-------- DATA SECTION

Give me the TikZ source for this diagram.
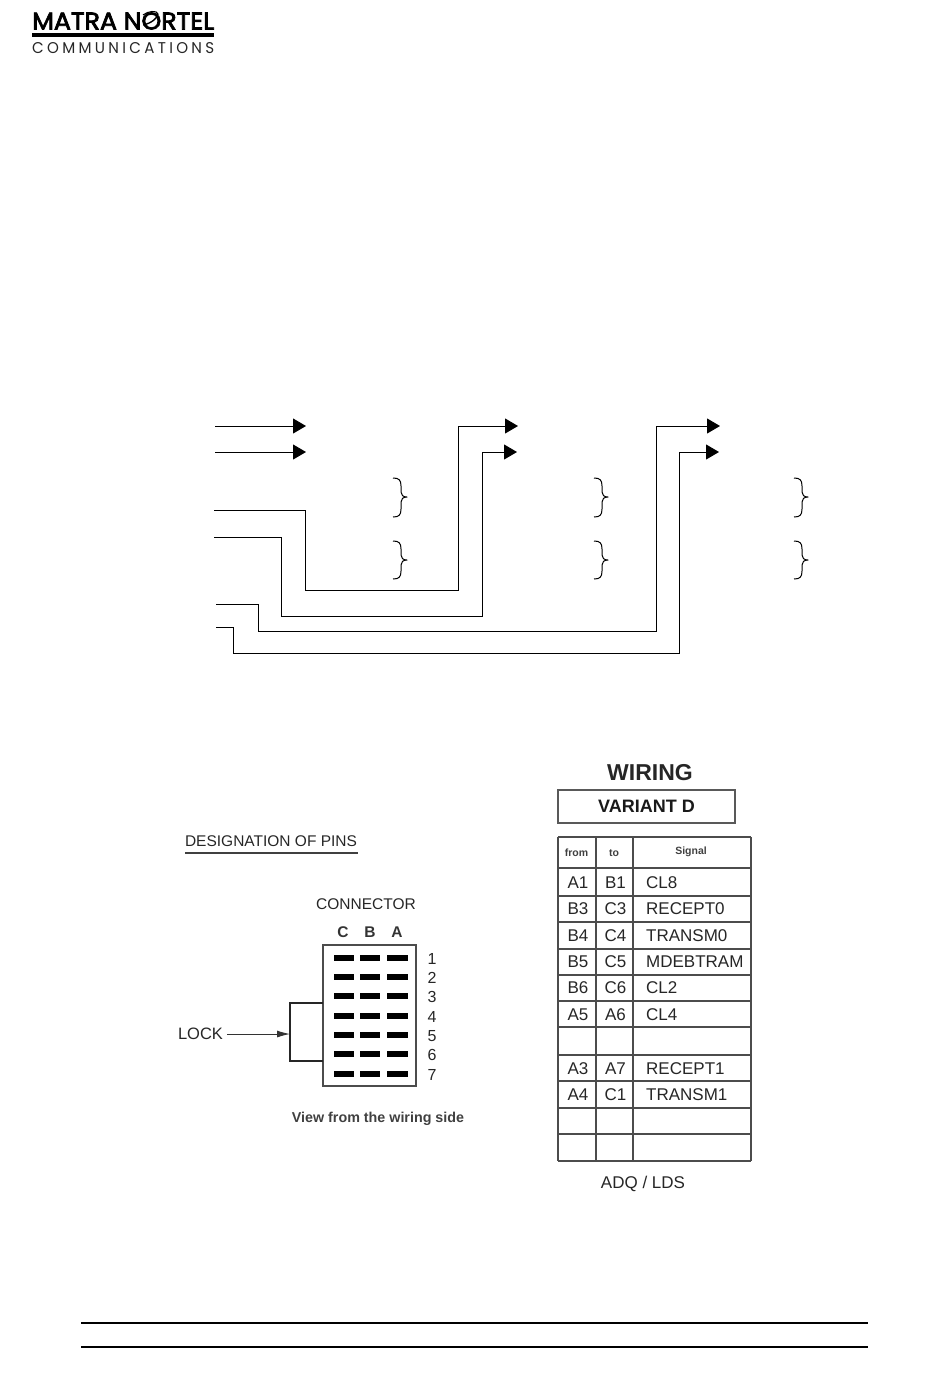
\documentclass[tikz,border=0pt]{standalone}
\usepackage{fontspec}
\setmainfont{Liberation Sans}
\newfontfamily\logofont[FakeBold=3]{Poppins}
\newfontfamily\logospaced[LetterSpace=22]{Poppins}
\usetikzlibrary{arrows.meta}
\newcommand{\curlyat}[4]{% x0, top, middle, bottom
  \draw[curly] (#1,#2) .. controls (#1+6,#2) and (#1+8,#2+2) .. (#1+8,#2+8)
    -- (#1+8,#3-5) .. controls (#1+8,#3-2) and (#1+10,#3) .. (#1+14,#3)
    .. controls (#1+10,#3) and (#1+8,#3+2) .. (#1+8,#3+5)
    -- (#1+8,#4-8) .. controls (#1+8,#4-2) and (#1+6,#4) .. (#1,#4);}
\tikzset{
  x=1pt,y=-1pt,
  wire/.style={draw=black,line width=0.95pt},
  wirearrow/.style={wire,-{Triangle[length=13pt,width=15pt]}},
  curly/.style={draw=black,line width=1pt,line join=round},
  pin/.style={draw=none,fill=black,minimum width=20.5pt,minimum height=5.5pt,inner sep=0pt},
  rowlab/.style={font=\fontsize{16}{16}\selectfont,text=black!85,inner sep=0pt},
  conlab/.style={font=\fontsize{15.5}{16}\selectfont,text=black!85,inner sep=0pt},
  collab/.style={font=\fontsize{15.5}{16}\selectfont\bfseries,text=black!80,inner sep=0pt},
  cell/.style={font=\fontsize{17}{17}\selectfont,text=black!85,inner sep=0pt},
  sigcell/.style={cell,anchor=west},
  headcell/.style={font=\fontsize{10.5}{11}\bfseries\selectfont,text=black!75,inner sep=0pt},
  grid/.style={draw=black!70,line width=1.2pt},
  frame/.style={draw=black!70,line width=2pt},
  hr/.style={draw=black,line width=2.2pt},
}
\begin{document}
\begin{tikzpicture}
\useasboundingbox (0,0) rectangle (950,1379);
% logo
\node[anchor=west,inner sep=0pt] (logotop) at (32,21) {\resizebox{182pt}{17pt}{\logofont MATRA NORTEL}};
\coordinate (logoL) at (32,35);
\coordinate (logoR) at (214,35);
\draw[draw=black,line width=3.6pt] (logoL) -- (logoR);
\node[anchor=west,inner sep=0pt,text=black!85] (logobot) at (32,48) {\resizebox{182pt}{11pt}{\logospaced COMMUNICATIONS}};
\draw[black,line width=1.4pt] (144,25) .. controls (151,23) and (158,18) .. (158,14);
\draw[black,line width=1.1pt] (143,15) .. controls (148,11) and (157,10) .. (158,14);
% signal wires
\coordinate (s1) at (215,426); \coordinate (e1) at (306,426);
\coordinate (s2) at (215,452); \coordinate (e2) at (306,452);
\draw[wirearrow] (s1) -- (e1);
\draw[wirearrow] (s2) -- (e2);
\coordinate (s3) at (214,510); \coordinate (e3) at (518,426);
\coordinate (s4) at (214,537); \coordinate (e4) at (517,452);
\coordinate (s5) at (216,604); \coordinate (e5) at (720,426);
\coordinate (s6) at (216,627); \coordinate (e6) at (719,452);
\draw[wirearrow] (s3) -- (305,510) -- (305,590) -- (458,590) -- (458,426) -- (e3);
\draw[wirearrow] (s4) -- (281,537) -- (281,616) -- (482,616) -- (482,452) -- (e4);
\draw[wirearrow] (s5) -- (258,604) -- (258,631) -- (656,631) -- (656,426) -- (e5);
\draw[wirearrow] (s6) -- (233,627) -- (233,653) -- (679,653) -- (679,452) -- (e6);
% braces
\foreach \bx in {393,594,794}{
  \curlyat{\bx}{478}{497}{517}
  \curlyat{\bx}{541}{560}{579}
}
% designation
\node[inner sep=0pt,font=\fontsize{15.5}{16}\selectfont,text=black!85] (desig) at (271,841) {DESIGNATION OF PINS};
\coordinate (ulL) at (185,853); \coordinate (ulR) at (358,853);
\draw[draw=black!75,line width=1.6pt] (ulL) -- (ulR);
\node[conlab] (conn) at (366,904.5) {CONNECTOR};
\node[collab] (colC) at (343,932) {C};
\node[collab] (colB) at (370,932) {B};
\node[collab] (colA) at (397,932) {A};
% connector body
\draw[frame] (323,945) rectangle (415.5,1085.5);
\foreach \r/\y in {1/958,2/977,3/996,4/1016,5/1035,6/1054,7/1074}{
  \node[pin] (pC\r) at (344,\y) {};
  \node[pin] (pB\r) at (370,\y) {};
  \node[pin] (pA\r) at (397.5,\y) {};
  \node[rowlab] (num\r) at (432,\y+1) {\r};
}
% lock
\coordinate (lk1) at (323,1003); \coordinate (lk2) at (323,1061);
\draw[draw=black!85,line width=1.6pt] (lk1) -- (290,1003) -- (290,1061) -- (lk2);
\node[font=\fontsize{16.5}{17}\selectfont,text=black!85,inner sep=0pt] (lock) at (200.5,1034) {LOCK};
\coordinate (lockpt) at (290,1034);
\draw[draw=black!80,line width=.9pt,-{Latex[length=13pt,width=7pt]}] (lock.east) ++(4,0) -- (lockpt);
\node[inner sep=0pt,font=\fontsize{14.3}{15}\bfseries\selectfont,text=black!75] (view) at (378,1118.5) {View from the wiring side};
% wiring
\node[inner sep=0pt,font=\fontsize{23}{24}\selectfont\bfseries,text=black!85] (wiring) at (650,772.5) {WIRING};
\node[draw=black!65,line width=1.6pt,minimum width=177pt,minimum height=33pt,inner sep=0pt,font=\fontsize{18}{19}\selectfont\bfseries,text=black!90] (variant) at (646.5,806.5) {VARIANT D};
% table
\foreach \y in {837,868,896,922,949,975,1001,1027,1055,1081,1108,1134,1161}{
  \draw[grid] (558,\y) -- (751,\y);
}
\foreach \x in {558,596,633,751}{
  \draw[grid] (\x,837) -- (\x,1161);
}
\node[headcell] (hfrom) at (576.5,853) {from};
\node[headcell] (hto) at (614,853) {to};
\node[headcell] (hsig) at (691,852) {Signal};
\foreach \i/\y/\a/\b/\s in {
 1/882.5/A1/B1/CL8,
 2/908.5/B3/C3/RECEPT0,
 3/935.5/B4/C4/TRANSM0,
 4/961.5/B5/C5/MDEBTRAM,
 5/987.5/B6/C6/CL2,
 6/1014.5/A5/A6/CL4,
 7/1068.5/A3/A7/RECEPT1,
 8/1094.5/A4/C1/TRANSM1}{
  \node[cell] (fr\i) at (578,\y) {\a};
  \node[cell] (to\i) at (615.5,\y) {\b};
  \node[sigcell] (sg\i) at (646,\y) {\s};
}
\node[cell] (adq) at (643,1183.5) {ADQ / LDS};
% bottom rules
\coordinate (r1L) at (81,1323); \coordinate (r1R) at (868,1323);
\coordinate (r2L) at (81,1347); \coordinate (r2R) at (868,1347);
\draw[hr] (r1L) -- (r1R);
\draw[hr] (r2L) -- (r2R);
\end{tikzpicture}
\end{document}
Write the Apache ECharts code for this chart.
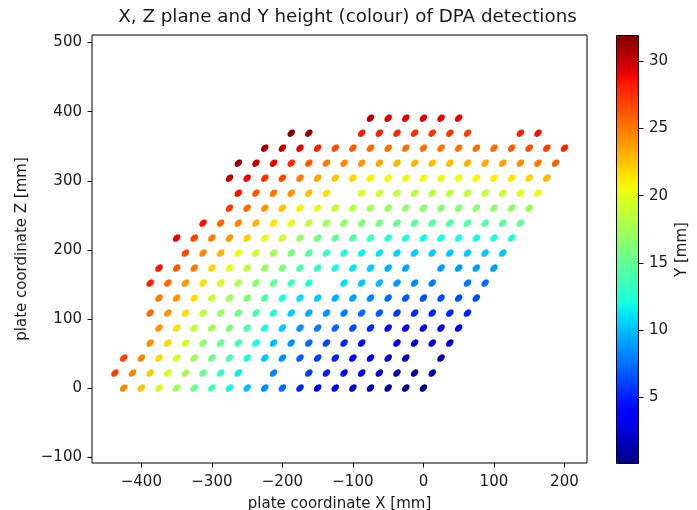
<!DOCTYPE html>
<html>
<head>
<meta charset="utf-8">
<script src="https://cdn.jsdelivr.net/npm/echarts@6/dist/echarts.min.js"></script>
<style>
html,body{margin:0;padding:0;background:#fff;}
#chart{width:697px;height:510px;}
</style>
</head>
<body>
<div id="chart"></div>
<script>
// ---- data (one entry per lattice row, bottom to top) ----
const rowZ = [0, 21.7, 43.4, 65.1, 86.8, 108.5, 130.2, 151.9, 173.6, 195.3, 217, 238.7, 260.4, 282.1, 303.8, 325.5, 347.2, 368.9, 390.6];

const rowX = [
  [-425,-400,-375,-350,-325,-300,-275,-250,-225,-200,-175,-150,-125,-100,-75,-50,-25,0],
  [-437.5,-412.5,-387.5,-362.5,-337.5,-312.5,-287.5,-262.5,-212.5,-162.5,-137.5,-112.5,-87.5,-62.5,-37.5,-12.5,12.5],
  [-425,-400,-375,-350,-325,-300,-275,-250,-225,-200,-175,-150,-125,-100,-75,-50,-25,25],
  [-387.5,-362.5,-337.5,-312.5,-287.5,-262.5,-237.5,-212.5,-187.5,-162.5,-137.5,-112.5,-87.5,-37.5,-12.5,12.5,37.5],
  [-375,-350,-325,-300,-275,-250,-225,-200,-175,-150,-125,-100,-75,-50,-25,0,25,50],
  [-387.5,-362.5,-337.5,-312.5,-287.5,-262.5,-237.5,-212.5,-187.5,-162.5,-137.5,-112.5,-87.5,-62.5,-37.5,-12.5,12.5,37.5,62.5],
  [-375,-350,-325,-300,-275,-250,-225,-200,-175,-150,-125,-100,-75,-50,-25,0,25,50,75],
  [-387.5,-362.5,-337.5,-312.5,-287.5,-262.5,-237.5,-212.5,-187.5,-162.5,-112.5,-87.5,-62.5,-37.5,-12.5,12.5,62.5,87.5],
  [-375,-350,-325,-300,-275,-250,-225,-200,-175,-150,-125,-100,-75,-50,-25,25,50,75,100],
  [-337.5,-312.5,-287.5,-262.5,-237.5,-212.5,-187.5,-162.5,-137.5,-112.5,-87.5,-62.5,-37.5,-12.5,12.5,37.5,62.5,87.5,112.5],
  [-350,-325,-300,-275,-250,-225,-200,-175,-150,-125,-100,-75,-50,-25,0,25,50,75,100,125],
  [-312.5,-287.5,-262.5,-237.5,-212.5,-187.5,-162.5,-137.5,-112.5,-87.5,-62.5,-37.5,-12.5,12.5,37.5,62.5,87.5,112.5,137.5],
  [-275,-250,-225,-200,-175,-150,-125,-100,-75,-50,-25,0,25,50,75,100,125,150],
  [-262.5,-237.5,-212.5,-187.5,-162.5,-137.5,-87.5,-62.5,-37.5,-12.5,12.5,37.5,62.5,87.5,112.5,137.5,162.5],
  [-275,-250,-225,-200,-175,-150,-125,-100,-75,-50,-25,0,25,50,75,100,125,150,175],
  [-262.5,-237.5,-212.5,-187.5,-162.5,-137.5,-112.5,-87.5,-62.5,-37.5,-12.5,12.5,37.5,62.5,87.5,112.5,137.5,162.5,187.5],
  [-225,-200,-175,-150,-125,-100,-75,-50,-25,0,25,50,75,100,125,150,175,200],
  [-187.5,-162.5,-87.5,-62.5,-37.5,-12.5,12.5,37.5,62.5,137.5,162.5],
  [-75,-50,-25,0,25,50]
];

const rowY = [
  [24.5,22.5,19.5,17.5,15.5,13.7,11.8,10,8.5,7.3,5.2,4,2.8,2,1.4,0.8,0.4,0.1],
  [27,24.5,22.3,19.7,17.5,15.2,13.2,11.5,8.3,6,5,3.9,2.8,2.2,1.4,1.1,0.8],
  [27,24.5,21.8,19.5,17.3,15.5,14,12.3,10.3,8.6,7,6,5,3.8,2.7,1.8,1.5,1.3],
  [24.3,21.8,19.3,16.8,15.3,13.8,12,10,8.6,7.3,6.3,5.3,4.3,2.9,2.3,2.2,2.1],
  [24,21.5,19,17.5,16,14,12.3,10.3,8.7,8,7.2,6.3,5.3,4,3.4,3.1,3,3],
  [25.5,24,21.5,18.5,17,15.5,14,12.5,10.5,9.5,8.8,8,7.5,6.8,5.8,5.3,5,5,5],
  [25,24,21.5,19,17.5,16,14.3,12.3,11,10.3,9.6,9,8.2,7.3,6.8,6.5,6.5,6.5,6.5],
  [28,25.5,24,21.5,19.5,18,16.5,15,13.5,12.5,11,10.3,9.8,8.8,8.3,8,7.8,7.5],
  [28.5,26,25,22,20,18.5,17,16,14,13.2,12.2,11.2,10.5,9.5,9.3,9,9,9,9],
  [26.5,24.5,23,20.5,19,17.5,16,14.5,13.3,12.5,11.7,11.2,10.7,10.5,10.4,10.3,10.3,10.3,10.3],
  [29,27,25,24,22,20,19,17,16,15,14.2,13.5,12.8,12.3,12,12,12,12,12.2,12.5],
  [28.5,25.5,24.5,23,21.5,20,18.5,17.5,16.8,16.2,15.7,15,14.6,14.4,14.4,14.4,14.5,14.6,15],
  [27,25.5,24,22.5,21,20,19,18.3,17.6,17,16.6,16.5,16.5,16.5,16.5,16.7,17,17.3],
  [28.5,26,25,24,22.5,21.5,19.8,19.2,18.8,18.6,18.5,18.5,18.6,18.8,19.2,19.6,20.2],
  [30.5,29,27.5,26.5,25,23.5,22.5,21.8,21,20.7,20.5,20.5,20.5,20.5,20.6,21,21.3,22,23],
  [31.5,30,29,27.8,26,25,24.5,24,23.5,23,23,22.7,22.7,23,23.3,23.7,24.3,25,25.7],
  [31,30,29,28,26.5,26,25.5,25.3,25.2,25.2,25.2,25.2,25.3,25.5,26,26.5,27,27.7],
  [31.9,31.3,28.3,28,27.7,27.5,27.3,27.2,27,28,28.5],
  [30.5,29.5,29.3,29.2,29.2,29]
];

const xTicks = [-400,-300,-200,-100,0,100,200];
const zTicks = [-100,0,100,200,300,400,500];
const cTicks = [5,10,15,20,25,30];
const xRange = [-470, 232];
const zRange = [-108.5, 511];
const cRange = [0.05, 31.95];

// ---- jet colormap ----
function seg(t, pts){
  for (let i=1;i<pts.length;i++){
    if (t <= pts[i][0]) {
      const a = pts[i-1], b = pts[i];
      return a[1] + (b[1]-a[1]) * (t-a[0])/(b[0]-a[0]);
    }
  }
  return pts[pts.length-1][1];
}
function jet(t){
  const r = seg(t, [[0,0],[0.35,0],[0.66,1],[0.89,1],[1,0.5]]);
  const g = seg(t, [[0,0],[0.125,0],[0.375,1],[0.64,1],[0.91,0],[1,0]]);
  const b = seg(t, [[0,0.5],[0.11,1],[0.34,1],[0.65,0],[1,0]]);
  const h = v => Math.round(v*255).toString(16).padStart(2,'0');
  return '#' + h(r) + h(g) + h(b);
}
const jetStops = [];
for (let i=0;i<=128;i++) jetStops.push(jet(i/128));

// ellipse marker outline (shape only)
let ell = 'path://';
for (let i=0;i<36;i++){
  const a = i/36*Math.PI*2;
  ell += (i===0?'M':'L') + (50+50*Math.cos(a)).toFixed(2) + ',' + (50+50*Math.sin(a)).toFixed(2) + ' ';
}
ell += 'Z';

const points = [];
rowX.forEach((xs, r) => xs.forEach((x, k) => points.push([x, rowZ[r], rowY[r][k]])));

const FONT = 'DejaVu Sans';
const TXT = '#1a1a1a';
const FS = 15;
const fmt = v => String(v).replace('-', '\u2212');

const chart = echarts.init(document.getElementById('chart'), null, {renderer:'canvas'});
chart.setOption({
  animation: false,
  backgroundColor: '#fff',
  textStyle: {fontFamily: FONT},
  grid: [
    {left: 92, top: 35, width: 495, height: 428, show: true, borderColor: '#000', borderWidth: 1,
     backgroundColor: 'transparent', containLabel: false, outerBoundsMode: 'none'},
    {left: 617, top: 35, width: 22, height: 429, show: false, containLabel: false, outerBoundsMode: 'none'}
  ],
  xAxis: [
    {gridIndex: 0, type: 'value', min: xRange[0], max: xRange[1],
     axisLine: {show: false, onZero: false},
     axisTick: {show: true, customValues: xTicks, length: 4.5, lineStyle: {color: '#000', width: 1}},
     axisLabel: {customValues: xTicks, formatter: fmt, color: TXT, fontSize: FS, fontFamily: FONT, margin: 12},
     splitLine: {show: false},
     name: 'plate coordinate X [mm]', nameLocation: 'middle', nameGap: 34,
     nameTextStyle: {color: TXT, fontSize: FS, fontFamily: FONT}},
    {gridIndex: 1, type: 'value', min: 0, max: 1, show: false}
  ],
  yAxis: [
    {gridIndex: 0, type: 'value', min: zRange[0], max: zRange[1],
     axisLine: {show: false, onZero: false},
     axisTick: {show: true, customValues: zTicks, length: 4.5, lineStyle: {color: '#000', width: 1}},
     axisLabel: {customValues: zTicks, formatter: fmt, color: TXT, fontSize: FS, fontFamily: FONT, margin: 10},
     splitLine: {show: false},
     name: 'plate coordinate Z [mm]', nameLocation: 'middle', nameRotate: 90, nameGap: 58,
     nameTextStyle: {color: TXT, fontSize: FS, fontFamily: FONT}},
    {gridIndex: 1, type: 'value', position: 'right', min: cRange[0], max: cRange[1],
     axisLine: {show: false, onZero: false},
     axisTick: {show: true, customValues: cTicks, length: 4.5, lineStyle: {color: '#000', width: 1}},
     axisLabel: {customValues: cTicks, color: TXT, fontSize: FS, fontFamily: FONT, margin: 10},
     splitLine: {show: false},
     name: 'Y [mm]', nameLocation: 'middle', nameRotate: 90, nameGap: 36,
     nameTextStyle: {color: TXT, fontSize: FS, fontFamily: FONT}}
  ],
  visualMap: {
    type: 'continuous', seriesIndex: 0, dimension: 2,
    min: cRange[0], max: cRange[1], calculable: false, realtime: false,
    inRange: {color: jetStops},
    orient: 'vertical', left: 617, top: 35, padding: 0,
    itemWidth: 22, itemHeight: 429, text: null, hoverLink: false
  },
  graphic: [
    {type: 'rect', z: 100, silent: true,
     shape: {x: 616.5, y: 35.5, width: 22, height: 428},
     style: {fill: null, stroke: '#000', lineWidth: 1}},
    {type: 'text', z: 100, silent: true, x: 347.5, y: 17.5,
     style: {text: 'X, Z plane and Y height (colour) of DPA detections',
             font: '18.3px "DejaVu Sans"', fill: TXT,
             textAlign: 'center', textVerticalAlign: 'middle', align: 'center', verticalAlign: 'middle'}}
  ],
  series: [{
    type: 'scatter', xAxisIndex: 0, yAxisIndex: 0,
    symbol: ell,
    symbolSize: [8.8, 6], symbolRotate: 45,
    itemStyle: {opacity: 1},
    data: points
  }]
});
</script>
</body>
</html>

----------------

== EXERCISE ==
Where a line above contains the string "this", copy that line.

== EXERCISE RESPONSE ==
Give me the TikZ source for this diagram.
Write the Apache ECharts code for this chart.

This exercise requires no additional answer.